In an article from the same month, This Writer made some other pertinent points:
“If employment has increased – and there’s no reason to say it hasn’t – we can also conclude that the reason employers are more willing to take people on is that they can pay peanuts for them and rely on the government to top them up with in-work benefits. It seems likely that the work was always there but employers weren’t going to take anybody on if it meant increasing the wages bill and reducing the amount of profit available to them. Now that zero-hours contracts are available, along with part-time schemes that deny people pensions and holiday pay, it’s a different matter.
“The number of people who were self-employed increased by a staggering 186,000, to reach 3.25 million, while people working as self-employed part-time increased by 93,000 to reach 1.27 million. That’s 4.52 million – almost one-sixth of the total number of people in work. If you think that’s great, you haven’t been paying attention. Remember this article, warning that the increase was due to older people staying in work? And what about the catastrophic collapse in self-employed earnings we discovered at the same time?

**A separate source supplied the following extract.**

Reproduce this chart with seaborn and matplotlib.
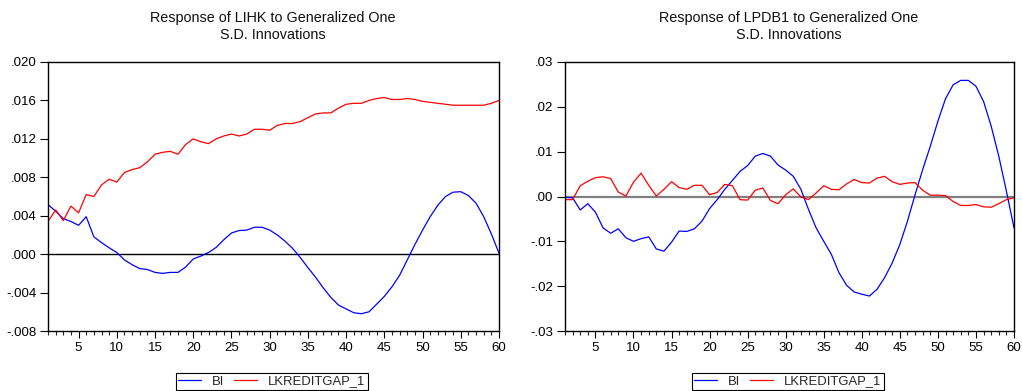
import matplotlib
matplotlib.use("Agg")
import matplotlib.pyplot as plt
import matplotlib.ticker as mticker
import seaborn as sns
import pandas as pd
import numpy as np

periods = list(range(1, 61))

lihk_bi = [0.00516, 0.00447, 0.0037, 0.0034, 0.0030, 0.0039, 0.0018, 0.0012, 0.00066, 0.00017,
           -0.0006, -0.0011, -0.0015, -0.0016, -0.0019, -0.0020, -0.0019, -0.0019, -0.00135, -0.0005,
           -0.0002, 0.00017, 0.0007, 0.0015, 0.0022, 0.00246, 0.0025, 0.0028, 0.0028, 0.0025,
           0.0020, 0.00135, 0.0006, -0.00035, -0.0014, -0.0024, -0.0035, -0.0045, -0.0053, -0.0057,
           -0.0061, -0.0062, -0.0060, -0.0052, -0.0044, -0.0034, -0.0022, -0.0006, 0.0010, 0.0025,
           0.0039, 0.0051, 0.0060, 0.00645, 0.0065, 0.0061, 0.0053, 0.0039, 0.0021, 0.0001]
lihk_kredit = [0.0034, 0.0046, 0.0035, 0.0050, 0.0043, 0.0062, 0.0060, 0.0072, 0.0078, 0.0075,
               0.0085, 0.0088, 0.0090, 0.0096, 0.0104, 0.0106, 0.0107, 0.0104, 0.0114, 0.0120,
               0.0117, 0.0115, 0.0120, 0.0123, 0.0125, 0.0123, 0.0125, 0.0130, 0.0130, 0.0129,
               0.0134, 0.0136, 0.0136, 0.0138, 0.0142, 0.0146, 0.0147, 0.0147, 0.0152, 0.0156,
               0.0157, 0.0157, 0.0160, 0.0162, 0.0163, 0.0161, 0.0161, 0.0162, 0.0161, 0.0159,
               0.0158, 0.0157, 0.0156, 0.0155, 0.0155, 0.0155, 0.0155, 0.0155, 0.0157, 0.0160]

lpdb_bi = [-0.0002, -0.0003, -0.0030, -0.0016, -0.0035, -0.0070, -0.0082, -0.0072, -0.0092, -0.0100,
           -0.0094, -0.0090, -0.0117, -0.0122, -0.0102, -0.0077, -0.0078, -0.0072, -0.0055, -0.0027,
           -0.0007, 0.0016, 0.0036, 0.0056, 0.0069, 0.0090, 0.0096, 0.0090, 0.0070, 0.0059,
           0.0045, 0.0016, -0.0029, -0.0070, -0.0100, -0.0129, -0.0170, -0.0198, -0.0213, -0.0218,
           -0.0222, -0.0207, -0.0181, -0.0148, -0.0107, -0.0055, 0.0004, 0.0060, 0.0112, 0.0168,
           0.0218, 0.0249, 0.0259, 0.0259, 0.0246, 0.0212, 0.0157, 0.0090, 0.0012, -0.0070]
lpdb_kredit = [-0.0007, -0.0007, 0.0024, 0.0034, 0.0042, 0.0044, 0.0040, 0.0010, 0.0001, 0.0032,
               0.0052, 0.0025, 0.0001, 0.0016, 0.0033, 0.0020, 0.0016, 0.0025, 0.0025, 0.0004,
               0.0009, 0.0027, 0.0024, -0.0007, -0.0008, 0.0014, 0.0019, -0.0009, -0.0016, 0.0004,
               0.0017, -0.0001, -0.0007, 0.0008, 0.0024, 0.0016, 0.0015, 0.0028, 0.0038, 0.0031,
               0.0030, 0.0041, 0.0045, 0.0033, 0.0027, 0.0030, 0.0031, 0.0014, 0.0003, 0.0003,
               0.0002, -0.0011, -0.0020, -0.0020, -0.0018, -0.0023, -0.0024, -0.0016, -0.0007, -0.0003]

series_names = ["BI", "LKREDITGAP_1"]
titles = ["Response of LIHK to Generalized One\nS.D. Innovations",
          "Response of LPDB1 to Generalized One\nS.D. Innovations"]
left_ticks = [-0.008, -0.004, 0.000, 0.004, 0.008, 0.012, 0.016, 0.020]
right_ticks = [-0.03, -0.02, -0.01, 0.00, 0.01, 0.02, 0.03]
x_ticks = list(range(5, 61, 5))

sns.set_style("ticks")
plt.rcParams['font.family'] = ['Liberation Sans', 'DejaVu Sans']

fig = plt.figure(figsize=(10.22, 3.91), dpi=100)
W, H = 1022, 391
axL = fig.add_axes([48 / W, 1 - 331 / H, (499 - 48) / W, (331 - 62) / H])
axR = fig.add_axes([565 / W, 1 - 331 / H, (1014 - 565) / W, (331 - 62) / H])

palette = {"BI": "#0000ff", "LKREDITGAP_1": "#ff0000"}


def fmt_factory(dec):
    def f(v, pos):
        s = f"{abs(v):.{dec}f}"
        if s.startswith("0"):
            s = s[1:]
        if v < 0 and float(s) != 0:
            s = "-" + s
        return s
    return f


def draw(ax, bi, kr, yticks, dec, zero_color, zero_lw, title, cx):
    df = pd.DataFrame({
        "period": periods * 2,
        "value": bi + kr,
        "series": [series_names[0]] * len(periods) + [series_names[1]] * len(periods),
    })
    ax.axhline(0, color=zero_color, lw=zero_lw, zorder=1)
    sns.lineplot(data=df, x="period", y="value", hue="series", palette=palette,
                 ax=ax, lw=0.9, legend=True, zorder=2)
    ax.set_xlim(1, 60)
    ax.set_ylim(yticks[0], yticks[-1])
    ax.set_yticks(yticks)
    ax.yaxis.set_major_formatter(mticker.FuncFormatter(fmt_factory(dec)))
    ax.set_xticks(x_ticks)
    ax.xaxis.set_minor_locator(mticker.MultipleLocator(1))
    ax.set_xlabel("")
    ax.set_ylabel("")
    for sp in ax.spines.values():
        sp.set_visible(True)
        sp.set_color("black")
        sp.set_linewidth(1.0)
    ax.tick_params(axis="x", which="major", labelsize=9.5, length=5, width=0.8,
                   direction="out", colors="black", pad=3)
    ax.tick_params(axis="y", which="major", labelsize=9.5, length=6, width=0.8,
                   direction="out", colors="black", pad=2.5)
    ax.tick_params(axis="x", which="minor", length=3, width=0.8, direction="out")
    ax.tick_params(axis="y", which="minor", length=0)
    fig.text(cx, 1 - 26.5 / H, title, ha="center", va="center", fontsize=10.4,
             linespacing=1.2, color="#111111")
    handles, labels = ax.get_legend_handles_labels()
    ax.legend(handles, labels, loc="center", ncol=2, fontsize=9.4,
              bbox_to_anchor=(cx - 1 / W, 1 - 381.5 / H), bbox_transform=fig.transFigure,
              frameon=True, fancybox=False, edgecolor="black", framealpha=1,
              handlelength=1.7, handletextpad=0.9, columnspacing=0.75,
              borderpad=0.2, borderaxespad=0, title=None)
    ax.get_legend().get_frame().set_linewidth(0.8)


draw(axL, lihk_bi, lihk_kredit, left_ticks, 3, "black", 1.0, titles[0], 273 / W)
draw(axR, lpdb_bi, lpdb_kredit, right_ticks, 2, "#808080", 1.6, titles[1], 789 / W)

fig.savefig("out.png", dpi=100)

“How many of these are people who have been persuaded to claim tax credits as self-employed people, rather than jump through the increasingly-difficult hoops set out for them if they claimed Jobseekers’ Allowance – and do they know they’ll have to pay all the money back when their deception is discovered?
“The number of people in part-time employment has also increased, by 28,000 to reach 6.82 million. Are we to take it that this means under-employment has increased again?
“Public sector employment has fallen again. If you want to know why the government keeps messing you around, there’s your answer. There aren’t enough people to do the job. This month’s statistics show 11,000 fewer public sector employees than in March, and 282,000 fewer than this time last year.
“Unemployment is said to have dropped – but remember, this is not counting people who have been sanctioned. A recent study by Professor David Stuckler of Oxford University suggests as many as half a million people could have been sanctioned off-benefit in order to massage the figures, meaning that the total listed – 931,700 – is probably wrong. Remember also that Universal Credit claimants aren’t counted, nor are those on government work schemes – another 123,000 people.
“This means the actual unemployment rate is likely to be double the number provided by the official statistics.
“And what about people on ESA/DLA/PIP?”
In January this year, This Writer added: “New research by Oxford University and the London School of Hygiene & Tropical Medicine has shown that only around one-fifth (20 per cent) of people who have been sanctioned off of Jobseekers’ Allowance have actually found work, leaving 1.6 million in limbo; they’re off the benefits system but researchers can only surmise that they are relying on food banks.”
And in February, Vox Political had this point to make: “We also know that many thousands have died – through suicide or complications of their physical conditions (if claiming incapacity benefits) after receiving decisions that were not only wrong, but may have been fraudulent.”
Whichever way you slice it, the Tories aren’t being straight with you.
You can trust Vox Political to give you the facts, though.